Turkey
Corporate - Significant developments
Last reviewed - 11 September 2025Withholding tax (WHT) rate on dividends increased
The WHT rate applicable on dividend payments has been increased to 15% effective from 22 December 2024. Accordingly, any dividends paid to a resident or non-resident individual, or a non-resident company, on or after 22 December 2024 will be subject to 15% WHT, unless the rate is reduced under a tax treaty.
No WHT is imposed on dividends paid to a resident company, so the recent amendment does not have impact on profit distributions from a resident company to another resident company.
The law implementing Pillar Two rules enters into effect
The law number 7524 introducing implementation of the Pillar Two rules appeared in the Official Gazette of 2 August 2024. Similar to the Organisation for Economic Co-operation and Development (OECD) Model Rules and the Pillar Two Directive, the Turkish Pillar Two legislation will apply to constituent entities that are members of a multinational enterprise (MNE) group that has annual revenue of Turkish equivalent of 750 million euros (EUR) or more in the consolidated financial statements of the ultimate parent company in at least two of the four fiscal years immediately preceding the tested fiscal year.
In general, the Turkish Pillar Two provisions do not differ significantly from the European Union (EU) Minimum Tax Directive.
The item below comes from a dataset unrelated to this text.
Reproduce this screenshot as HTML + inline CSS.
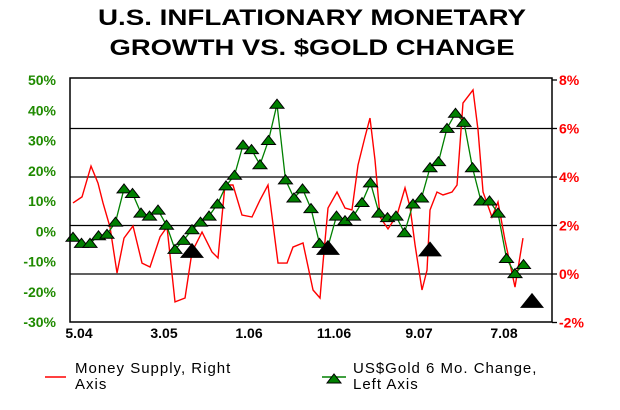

Very briefly, the Turkish Pillar Two regulations introduce the global minimum top-up taxation rules by providing for the main interlocking measures, i.e. the Income Inclusion Rule (IIR) and the Undertaxed Payment Rule (UTPR) as well as a Qualifying Domestic Minimum Top-Up Tax (QDMTT) under the safe-harbour OECD standards. The new rules are effective for fiscal years starting from 1 January 2024, except for the UTPR provisions, which apply to fiscal years starting from 1 January 2025.
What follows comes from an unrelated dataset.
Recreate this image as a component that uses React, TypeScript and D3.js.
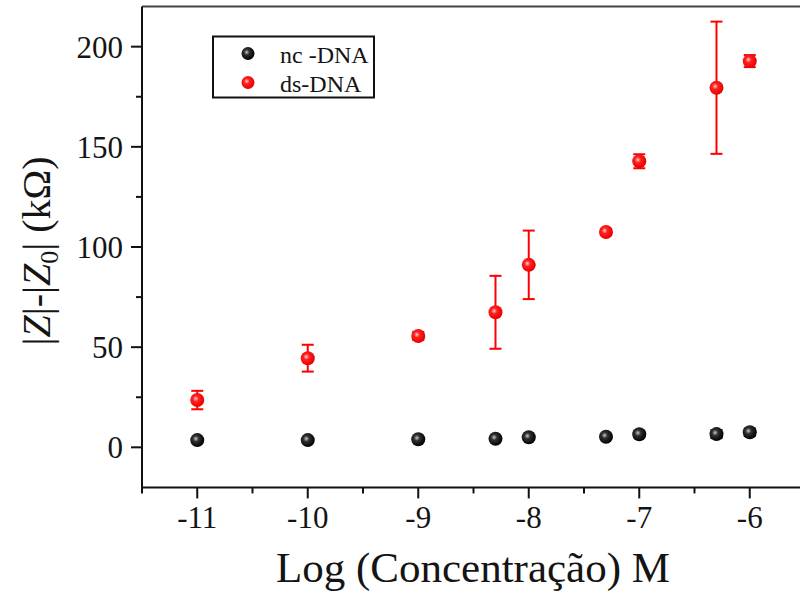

Implementation of a domestic minimum corporate tax regime
Law number 7524, published in the Official Gazette on 2 August 2024, introduces a domestic minimum tax regime that aims to ensure the corporate tax is not less than 10% of corporate income before certain exemptions and deductions. Under the new rule, the corporate taxpayers will compute their tax liability under both the standard regime (i.e. 25% tax on taxable income after deductions and exemptions) and under a parallel regime (i.e. 10% tax on taxable income before certain deductions and exemptions). The larger amount is then payable. The domestic minimum tax regime will apply to fiscal years starting from 1 January 2025.